Robert Mueller says President Trump was not exculpated: Here’s what that means
[Photo: Snapwire/Pexels]

After years of investigations and the publication of his 300+ page “Mueller Report,” former FBI director turned special counsel Robert Mueller is in front of Congress today discussing his findings on Russian interference and possible obstruction of justice by Donald Trump during the 2016 presidential election.

It’s riveting testimony (here’s how to watch), with Mueller laying out the results of his long investigation to the House Judiciary Committee and then to the House Intelligence Committee. During the first hearing, Mueller steered clear of recommending—or even talking about—impeachment, deferred or declined to answer 111 questions (per CNN), and cautioned about reading outside the four corners of the report his office issued.

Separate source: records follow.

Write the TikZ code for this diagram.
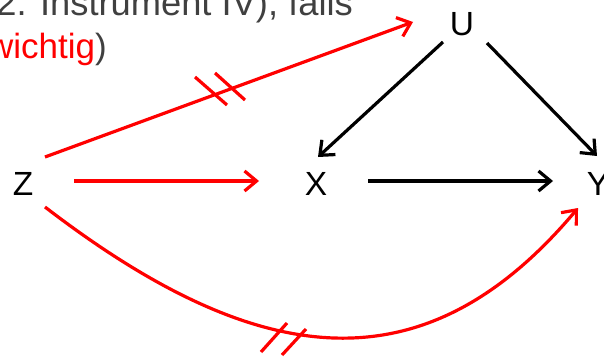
\documentclass[tikz,border=0pt]{standalone}
\usepackage{fontspec}
\setmainfont{Liberation Sans}
\usetikzlibrary{arrows.meta}
\definecolor{txtgray}{HTML}{404040}
\definecolor{pred}{HTML}{FF0000}
\begin{document}
\begin{tikzpicture}[x=1pt,y=-1pt,
  lbl/.style={font=\fontsize{33.5}{40}\selectfont, inner sep=0pt, text=black},
  toptext/.style={font=\fontsize{36.3}{42}\selectfont, inner sep=0pt, text=txtgray},
  midtext/.style={font=\fontsize{35}{42}\selectfont, inner sep=0pt, text=txtgray},
  redarr/.style={draw=pred, line width=3.2pt, -{Straight Barb[length=12pt,width=20pt]}},
  blkarr/.style={draw=black, line width=3.2pt, -{Straight Barb[length=12pt,width=20pt]}},
  hatchmark/.style={draw=pred, line width=3.2pt}]
\useasboundingbox (0,0) rectangle (604,356);
\clip (0,0) rectangle (604,356);
% texts
\node[toptext, anchor=base east] (t1) at (353,15) {2. Instrument IV), falls};
\node[midtext, anchor=base west] (t2) at (-12,58) {\textcolor{pred}{wichtig})};
% nodes
\node[lbl] (Z) at (23,184) {Z};
\node[lbl] (X) at (316,184) {X};
\node[lbl] (U) at (462,24) {U};
\node[lbl] (Y) at (598,184) {Y};
% connectors
\draw[redarr] ([shift={(22,-27)}]Z.center) -- ([shift={(-49,-2)}]U.center);
\draw[redarr] ([shift={(51,-3)}]Z.center) -- ([shift={(-57,-3)}]X.center);
\draw[blkarr] ([shift={(52,-3)}]X.center) -- ([shift={(-45,-3)}]Y.center);
\draw[blkarr] ([shift={(-19,18)}]U.center) -- ([shift={(2,-27)}]X.center);
\draw[blkarr] ([shift={(25,19)}]U.center) -- ([shift={(-1,-28)}]Y.center);
\draw[redarr] ([shift={(22,23)}]Z.center) .. controls (260,372) and (425,390) .. ([shift={(-20,24)}]Y.center);
% hatch marks
\draw[hatchmark] (195,77) -- (227,105);
\draw[hatchmark] (215,73) -- (245,100);
\draw[hatchmark] (287,323) -- (261,352);
\draw[hatchmark] (306,329) -- (282,355);
\end{tikzpicture}
\end{document}
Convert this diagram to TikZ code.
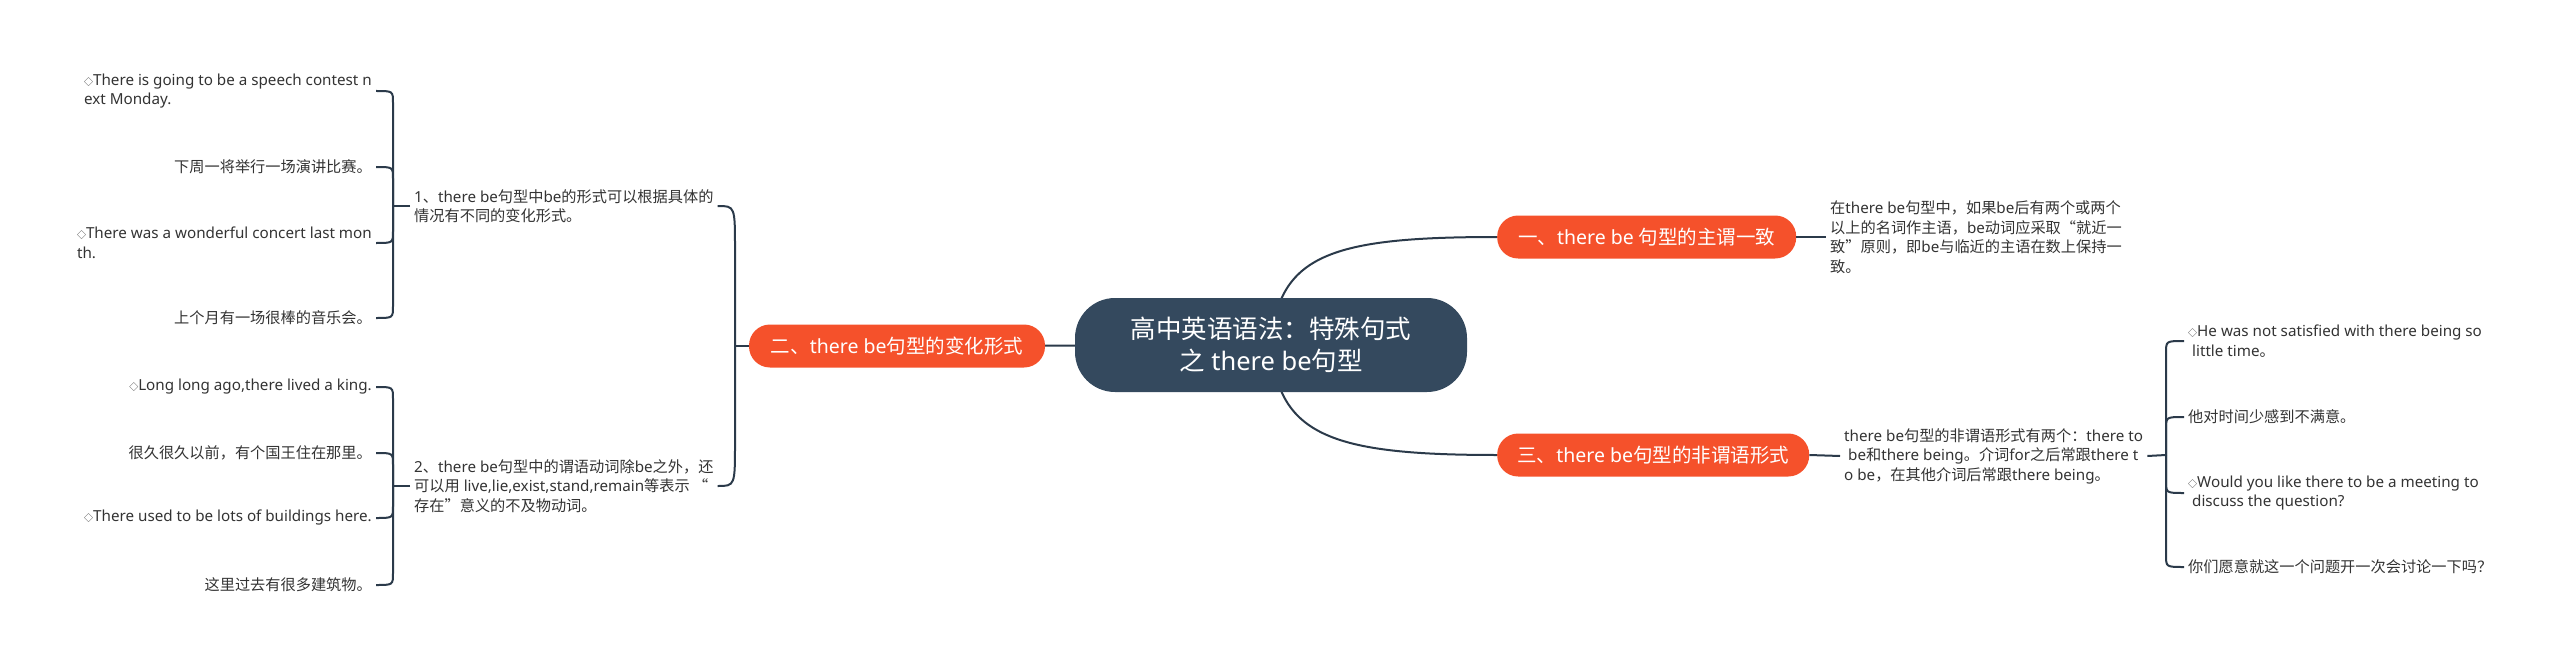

He did, however, tell the House Judiciary Committee that “the president was not exculpated for the acts that he allegedly committed.” Specifically, his report did not exonerate the president for the alleged crime of obstruction of justice.

In case that wasn’t clear enough, the Merriam-Webster dictionary tweeted a definition of the word “exculpated” for the masses. “To be ‘exculpated’ is to be cleared from alleged fault or guilt,” wrote the dictionary’s account, adding that the term had started trending on social media. Hopefully, that definition will help clear things up for Congress.